Wellington, May 15 NZPA - Much worse than expected March quarter retail sales was the catalyst for sending the kiwi dollar scurrying lower today.

It lost ground against all currencies, falling to an eight-month low on its trade-weighted index. The index closed on 67.97 from 68.42 at yesterday's close.

Against the US dollar, it dived half a cent in quick time on the retail sales announcement and ended the session on US75.65c compared with US76.27c at yesterday's close.

Traders and economists believe the economy now is in, or near, recession and the Reserve Bank may be forced to look through the fact that inflation is above 3 percent, and start slashing interest rates.

Ninety-day bank bills fell another 5 basis points in the wholesale market. Money markets have virtually priced in a 25 basis point rate cut ahead of the Reserve Bank's June 5 review.

Traders said the prospect of slowing growth and falling interest rates would depress the currency on a trend basis.

Statistics New Zealand said retail sales fell a seasonally and inflation-adjusted 1.2 percent in the March quarter, with vehicle sales bearing the brunt of the lurch down. Economists had on average forecast a 0.3 percent fall.

"Things are going from hitting the skids to hitting a brick wall," said BNZ economist Craig Ebert.

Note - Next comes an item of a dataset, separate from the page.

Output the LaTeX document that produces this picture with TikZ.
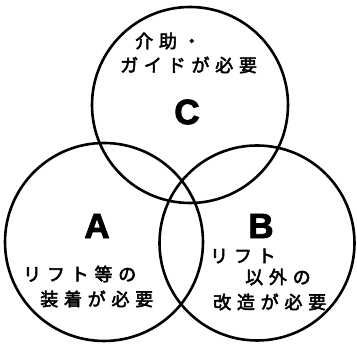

"As weak as these are, the indicators heading into Q2 are even weaker. This is not a one-off adjustment, it's part of a trend."

Only a rebound in the appetite for risk and high yield in global market had prevented the kiwi falling faster.

It fell to A81.19c against the aussie dollar from A81.25c at yesterday's local close. The Australian dollar also fell sharply against the greenback, ending on US93.17c from US93.89c yesterday.

The US dollar was bolstered by a tame reading for US consumer inflation that buoyed equities and risk appetite.

Recent signs of stability in US share prices, higher US bond yields and a growing perception that the worst of the credit crisis may be over were supporting the dollar against the low-yielding yen.